> **Work to be completed**
Transcribe the whole listing below without changing a word, but leave out every image.

> **Source data**
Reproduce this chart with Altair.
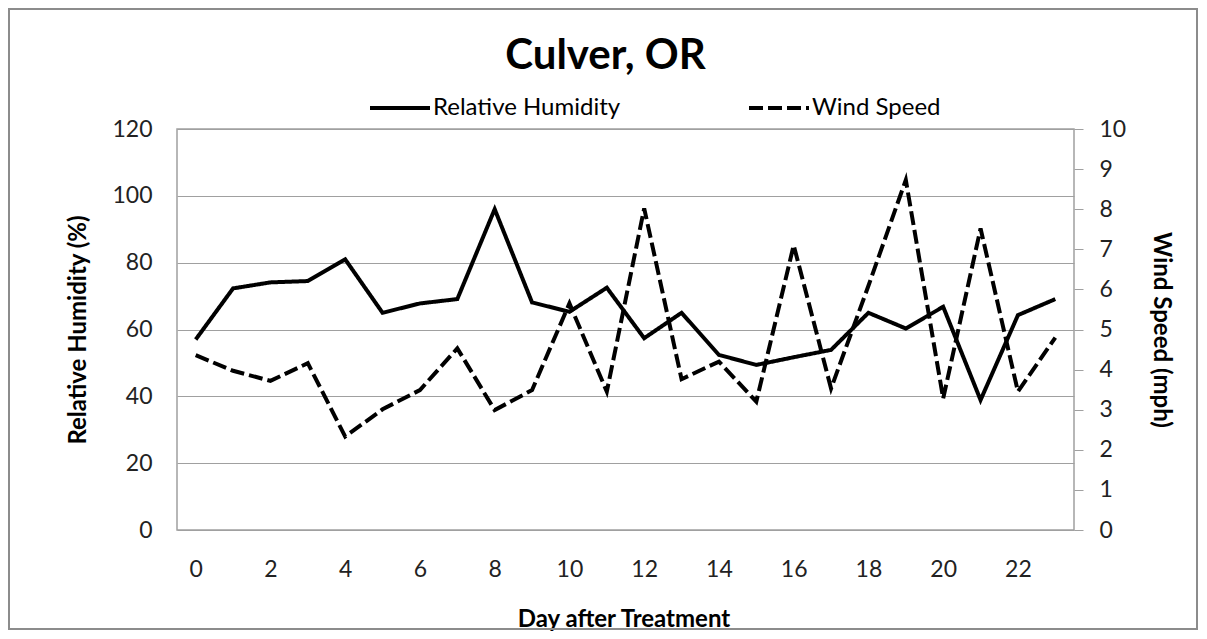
import altair as alt
import pandas as pd

days = list(range(24))
humidity = [57, 72.3, 74.1, 74.5, 81, 65, 67.8, 69.1, 96, 68.1, 65.3, 72.5,
            57.4, 65, 52.4, 49.4, 51.7, 53.9, 65, 60.3, 66.8, 38.9, 64.3, 69.1]
wind = [4.36, 3.97, 3.72, 4.16, 2.33, 3.01, 3.49, 4.53, 2.99, 3.49, 5.65, 3.45,
        8.02, 3.76, 4.2, 3.2, 7.1, 3.53, 6.09, 8.73, 3.28, 7.52, 3.45, 4.8]
series = ["Relative Humidity", "Wind Speed"]
x_ticks = list(range(0, 23, 2))
rh_ticks = [0, 20, 40, 60, 80, 100, 120]
ws_ticks = list(range(0, 11))

df = pd.DataFrame({"day": days, "rh": humidity, "ws": wind})

W, H = 897, 401
GRID = "#a0a0a0"
FONT = "Lato"

dash_scale = alt.Scale(domain=series, range=[[1, 0], [14, 5]])
legend = alt.Legend(title=None)

x_enc = alt.X(
    "day:Q",
    scale=alt.Scale(domain=[-0.5, 23.5], nice=False, zero=False),
    axis=alt.Axis(values=x_ticks, grid=False, ticks=False, domain=False,
                  labelPadding=28, labelFontSize=23, labelFont=FONT, labelColor="#222",
                  title="Day after Treatment", titleFont=FONT, titleFontSize=24,
                  titleFontWeight="bold", titleX=W / 2 - 2, titleY=96,
                  titleBaseline="alphabetic", titleColor="black"),
)

base = alt.Chart(df)

rh_line = base.mark_line(color="black", strokeWidth=4).encode(
    x=x_enc,
    y=alt.Y("rh:Q", scale=alt.Scale(domain=[0, 120]),
            axis=alt.Axis(values=rh_ticks, grid=True, gridColor=GRID, ticks=False,
                          domain=False, labelPadding=25, labelFontSize=23,
                          labelFont=FONT, labelColor="#222",
                          title="Relative Humidity (%)", titleFont=FONT,
                          titleFontSize=24, titleFontWeight="bold", titleX=-99,
                          titleY=H / 2, titleAngle=270, titleBaseline="middle",
                          titleAlign="center", titleColor="black")),
    strokeDash=alt.StrokeDash("s:N", scale=dash_scale, legend=legend),
).transform_calculate(s="'Relative Humidity'")

ws_line = base.mark_line(color="black", strokeWidth=4).encode(
    x=x_enc,
    y=alt.Y("ws:Q", scale=alt.Scale(domain=[0, 10]),
            axis=alt.Axis(orient="right", values=ws_ticks, grid=False, ticks=True,
                          tickSize=9, tickColor=GRID, domain=False, labelPadding=16,
                          labelFontSize=23, labelFont=FONT, labelColor="#222",
                          title="Wind Speed (mph)", titleFont=FONT, titleFontSize=24,
                          titleFontWeight="bold", titleX=86, titleY=H / 2,
                          titleAngle=90, titleBaseline="middle", titleAlign="center",
                          titleColor="black")),
    strokeDash=alt.StrokeDash("s:N", scale=dash_scale, legend=legend),
).transform_calculate(s="'Wind Speed'")

border = alt.Chart(pd.DataFrame({"b": [0]})).mark_rect(
    fill=None, stroke="#8c8c8c", strokeWidth=2
).encode(x=alt.value(-168), x2=alt.value(W + 123), y=alt.value(-120), y2=alt.value(H + 99))

chart = alt.layer(rh_line, ws_line, border).resolve_scale(y="independent").properties(
    width=W,
    height=H,
    autosize=alt.AutoSizeParams(type="none"),
    padding={"left": 169, "top": 121, "right": 125, "bottom": 101},
    title=alt.TitleParams("Culver, OR", font=FONT, fontSize=42, fontWeight="bold",
                          anchor="middle", color="black", offset=-103, dx=-20,
                          baseline="alphabetic"),
).configure_view(stroke=GRID, strokeWidth=1.5).configure_legend(
    orient="none", legendX=191, legendY=-53, direction="horizontal",
    symbolType="stroke", symbolSize=3600, symbolStrokeWidth=4,
    symbolStrokeColor="black", labelFont=FONT, labelFontSize=24,
    labelColor="black", labelOffset=1, columnPadding=120, padding=0,
    labelLimit=400,
)

chart.save("out.html", embed_options={"renderer": "svg", "actions": False})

> **Written solution**
Reproduce this chart with Altair.
import altair as alt
import pandas as pd

days = list(range(24))
humidity = [57, 72.3, 74.1, 74.5, 81, 65, 67.8, 69.1, 96, 68.1, 65.3, 72.5,
            57.4, 65, 52.4, 49.4, 51.7, 53.9, 65, 60.3, 66.8, 38.9, 64.3, 69.1]
wind = [4.36, 3.97, 3.72, 4.16, 2.33, 3.01, 3.49, 4.53, 2.99, 3.49, 5.65, 3.45,
        8.02, 3.76, 4.2, 3.2, 7.1, 3.53, 6.09, 8.73, 3.28, 7.52, 3.45, 4.8]
series = ["Relative Humidity", "Wind Speed"]
x_ticks = list(range(0, 23, 2))
rh_ticks = [0, 20, 40, 60, 80, 100, 120]
ws_ticks = list(range(0, 11))

df = pd.DataFrame({"day": days, "rh": humidity, "ws": wind})

W, H = 897, 401
GRID = "#a0a0a0"
FONT = "Lato"

dash_scale = alt.Scale(domain=series, range=[[1, 0], [14, 5]])
legend = alt.Legend(title=None)

x_enc = alt.X(
    "day:Q",
    scale=alt.Scale(domain=[-0.5, 23.5], nice=False, zero=False),
    axis=alt.Axis(values=x_ticks, grid=False, ticks=False, domain=False,
                  labelPadding=28, labelFontSize=23, labelFont=FONT, labelColor="#222",
                  title="Day after Treatment", titleFont=FONT, titleFontSize=24,
                  titleFontWeight="bold", titleX=W / 2 - 2, titleY=96,
                  titleBaseline="alphabetic", titleColor="black"),
)

base = alt.Chart(df)

rh_line = base.mark_line(color="black", strokeWidth=4).encode(
    x=x_enc,
    y=alt.Y("rh:Q", scale=alt.Scale(domain=[0, 120]),
            axis=alt.Axis(values=rh_ticks, grid=True, gridColor=GRID, ticks=False,
                          domain=False, labelPadding=25, labelFontSize=23,
                          labelFont=FONT, labelColor="#222",
                          title="Relative Humidity (%)", titleFont=FONT,
                          titleFontSize=24, titleFontWeight="bold", titleX=-99,
                          titleY=H / 2, titleAngle=270, titleBaseline="middle",
                          titleAlign="center", titleColor="black")),
    strokeDash=alt.StrokeDash("s:N", scale=dash_scale, legend=legend),
).transform_calculate(s="'Relative Humidity'")

ws_line = base.mark_line(color="black", strokeWidth=4).encode(
    x=x_enc,
    y=alt.Y("ws:Q", scale=alt.Scale(domain=[0, 10]),
            axis=alt.Axis(orient="right", values=ws_ticks, grid=False, ticks=True,
                          tickSize=9, tickColor=GRID, domain=False, labelPadding=16,
                          labelFontSize=23, labelFont=FONT, labelColor="#222",
                          title="Wind Speed (mph)", titleFont=FONT, titleFontSize=24,
                          titleFontWeight="bold", titleX=86, titleY=H / 2,
                          titleAngle=90, titleBaseline="middle", titleAlign="center",
                          titleColor="black")),
    strokeDash=alt.StrokeDash("s:N", scale=dash_scale, legend=legend),
).transform_calculate(s="'Wind Speed'")

border = alt.Chart(pd.DataFrame({"b": [0]})).mark_rect(
    fill=None, stroke="#8c8c8c", strokeWidth=2
).encode(x=alt.value(-168), x2=alt.value(W + 123), y=alt.value(-120), y2=alt.value(H + 99))

chart = alt.layer(rh_line, ws_line, border).resolve_scale(y="independent").properties(
    width=W,
    height=H,
    autosize=alt.AutoSizeParams(type="none"),
    padding={"left": 169, "top": 121, "right": 125, "bottom": 101},
    title=alt.TitleParams("Culver, OR", font=FONT, fontSize=42, fontWeight="bold",
                          anchor="middle", color="black", offset=-103, dx=-20,
                          baseline="alphabetic"),
).configure_view(stroke=GRID, strokeWidth=1.5).configure_legend(
    orient="none", legendX=191, legendY=-53, direction="horizontal",
    symbolType="stroke", symbolSize=3600, symbolStrokeWidth=4,
    symbolStrokeColor="black", labelFont=FONT, labelFontSize=24,
    labelColor="black", labelOffset=1, columnPadding=120, padding=0,
    labelLimit=400,
)

chart.save("out.html", embed_options={"renderer": "svg", "actions": False})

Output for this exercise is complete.